__GOAL__. Your task is to repeat all of the data exactly while excluding the pictures.

== RECORDED DATA ==

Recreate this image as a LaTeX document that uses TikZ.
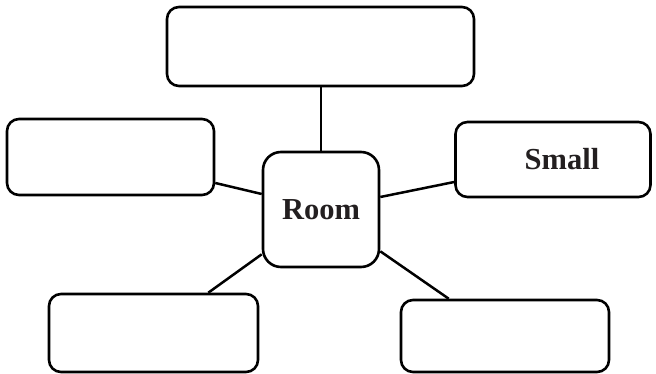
\documentclass[tikz,border=0pt]{standalone}
\usepackage{fontspec}
\setmainfont{Liberation Serif}
\definecolor{inkgray}{HTML}{231F20}

\begin{document}
\begin{tikzpicture}[x=1pt, y=-1pt,
        box/.style={draw, line width=2.6pt, rounded corners=12pt, inner sep=0pt, fill=white},
        link/.style={line width=2.5pt},
        label/.style={font=\fontsize{30.5}{33}\selectfont\bfseries, text=inkgray}]
            \useasboundingbox (0,0) rectangle (656,374);

            \node[box, minimum width=307pt, minimum height=79pt] (topbox) at (320.5, 46.5) {};
            \node[box, minimum width=207pt, minimum height=76pt] (leftbox) at (110.5, 157) {};
            \node[box, minimum width=195pt, minimum height=75pt, label] (smallbox) at (553, 159.5) {\hspace*{18pt}Small};
            \node[box, rounded corners=18pt, minimum width=116pt, minimum height=115pt, label] (room) at (321, 209.5) {Room};
            \node[box, minimum width=209pt, minimum height=78pt] (blbox) at (153.5, 333) {};
            \node[box, minimum width=208pt, minimum height=72pt] (brbox) at (505, 336) {};

            % room-top
            \draw[link] (room.north) -- (room.north |- topbox.south);

            % room-left
            \draw[link] ([yshift=15.5pt]room.west) -- ([yshift=-26pt]leftbox.east);

            % room-small
            \draw[link] ([yshift=12.5pt]room.east) -- ([yshift=-22.5pt]smallbox.west);

            % room-bottom left
            \draw[link] ([yshift=14pt]room.south west) -- ([xshift=-51pt]blbox.north east);

            % room-bottom right
            \draw[link] ([yshift=17pt]room.south east) -- ([xshift=49pt]brbox.north west);
        \end{tikzpicture}
\end{document}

===

__TASK SOLUTION__.
Recreate this image as a LaTeX document that uses TikZ.
\documentclass[tikz,border=0pt]{standalone}
\usepackage{fontspec}
\setmainfont{Liberation Serif}
\definecolor{inkgray}{HTML}{231F20}

\begin{document}
\begin{tikzpicture}[x=1pt, y=-1pt,
        box/.style={draw, line width=2.6pt, rounded corners=12pt, inner sep=0pt, fill=white},
        link/.style={line width=2.5pt},
        label/.style={font=\fontsize{30.5}{33}\selectfont\bfseries, text=inkgray}]
            \useasboundingbox (0,0) rectangle (656,374);

            \node[box, minimum width=307pt, minimum height=79pt] (topbox) at (320.5, 46.5) {};
            \node[box, minimum width=207pt, minimum height=76pt] (leftbox) at (110.5, 157) {};
            \node[box, minimum width=195pt, minimum height=75pt, label] (smallbox) at (553, 159.5) {\hspace*{18pt}Small};
            \node[box, rounded corners=18pt, minimum width=116pt, minimum height=115pt, label] (room) at (321, 209.5) {Room};
            \node[box, minimum width=209pt, minimum height=78pt] (blbox) at (153.5, 333) {};
            \node[box, minimum width=208pt, minimum height=72pt] (brbox) at (505, 336) {};

            % room-top
            \draw[link] (room.north) -- (room.north |- topbox.south);

            % room-left
            \draw[link] ([yshift=15.5pt]room.west) -- ([yshift=-26pt]leftbox.east);

            % room-small
            \draw[link] ([yshift=12.5pt]room.east) -- ([yshift=-22.5pt]smallbox.west);

            % room-bottom left
            \draw[link] ([yshift=14pt]room.south west) -- ([xshift=-51pt]blbox.north east);

            % room-bottom right
            \draw[link] ([yshift=17pt]room.south east) -- ([xshift=49pt]brbox.north west);
        \end{tikzpicture}
\end{document}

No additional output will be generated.